I protest this day. I woke up with dull headache, something very unusual for me. The vacuum wasn’t working, which ironically sucked, because I had a student coming to a double class in less than 2-hours and needed to clean up the dog hair and craft dust from the rugs. The dog liberated herself and took off into the wilds of the neighborhood. She would not return to me. When I finally captured her, she stunk – I mean really stunk. Despite the cold, I hosed her down and dried her as well as I could and left her to dry in the cool November sun. The towels reeked. I too was wet and stinky.

I returned to the vacuum to see if I could get it working. I couldn’t, but I think I targeted the problem. I broke a fingernail, which is really no big deal for me, but it was an odd enough little nothing to snap my attention to the chaotic play of events. I still had class notes in which to center myself, and not enough time to make that happen. My wonderful, understanding student showed up to a hut and teacher in a state of flurried chaos, neither ready nor grounded nor focused on the task at hand. I put the kettle on, cleaned up and changed, said a prayer, smudged myself and eventually settled into the space I needed to be. I think. I hope. For her sake.

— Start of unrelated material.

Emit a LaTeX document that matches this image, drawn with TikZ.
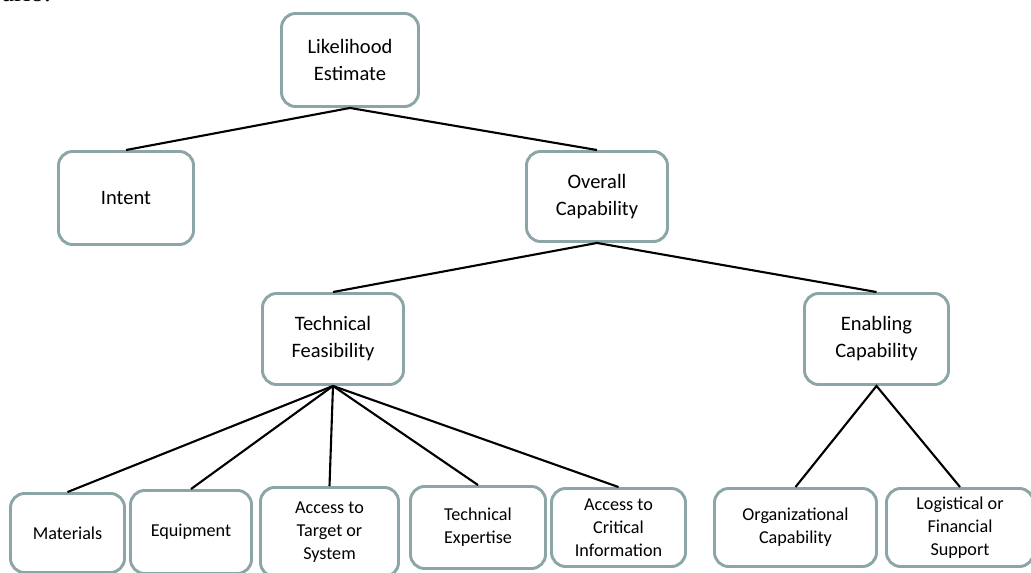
\documentclass[tikz,border=0pt]{standalone}
\usepackage{fontspec}
\setmainfont{Carlito}
\newfontfamily\pagefont{Liberation Serif}
\definecolor{boxline}{RGB}{140,166,168}

\begin{document}
\begin{tikzpicture}[x=0.03cm, y=-0.03cm,
    box/.style={draw=boxline, line width=2.5pt, rounded corners=12pt, inner sep=0pt,
      align=center, font=\fontsize{17.5}{23}\selectfont},
    leaf/.style={box, font=\fontsize{15.5}{19.5}\selectfont},
    boxsize/.style 2 args={minimum width=#1*0.03cm, minimum height=#2*0.03cm},
    link/.style={line width=1.8pt}]
  \useasboundingbox (0, 0) rectangle (1031, 573);

  % cut-off text of the page above
  \node[anchor=base east, font=\pagefont\fontsize{23}{27}\selectfont, inner sep=0pt] (pagetext) at (51, 2) {ario.};

  % upper levels
  \node[box, boxsize={137}{93}] (estimate) at (350, 60) {Likelihood\\Estimate};
  \node[box, boxsize={135}{93}] (intent) at (126, 198) {Intent};
  \node[box, boxsize={141}{90}] (overall) at (597, 196.5) {Overall\\Capability};
  \node[box, boxsize={141}{91}] (technical) at (333, 339) {Technical\\Feasibility};
  \node[box, boxsize={144}{91}] (enabling) at (876.5, 339) {Enabling\\Capability};

  % bottom row
  \node[leaf, boxsize={114}{79}] (materials) at (67.5, 533) {Materials};
  \node[leaf, boxsize={121}{83}] (equipment) at (191, 532) {Equipment};
  \node[leaf, boxsize={138}{89}] (target) at (329.5, 532) {Access to\\Target or\\System};
  \node[leaf, boxsize={135}{82}] (expertise) at (478, 527.5) {Technical\\Expertise};
  \node[leaf, boxsize={134}{78}] (information) at (618.5, 527.5) {Access to\\Critical\\Information};
  \node[leaf, boxsize={162}{78}] (organization) at (795.5, 527.5) {Organizational\\Capability};
  \node[leaf, boxsize={147}{78}] (support) at (960, 527.5) {Logistical or\\Financial\\Support};

  \draw[link] (intent.north) -- (estimate.south) -- (overall.north);
  \draw[link] (technical.north) -- (overall.south) -- (enabling.north);
  \foreach \leafname in {materials, equipment, target, expertise, information}
    \draw[link] (technical.south) -- (\leafname.north);
  \draw[link] (organization.north) -- (enabling.south) -- (support.north);
\end{tikzpicture}
\end{document}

Several hours later, I sit with this day and make my protest against it. I light a candle, I burn some sage, I light a stick of incense, I ring the tingshas and feel myself return to myself. For the first time all day I breathe with awareness, deep and full.

In that welcome moment of breathy stillness, I honor the conditions that led me to my disapproval of the day. For in them, somewhere, are nuggets of gold. Of this I am certain and grateful.

I just hope I don’t have to wait for the coal to compress.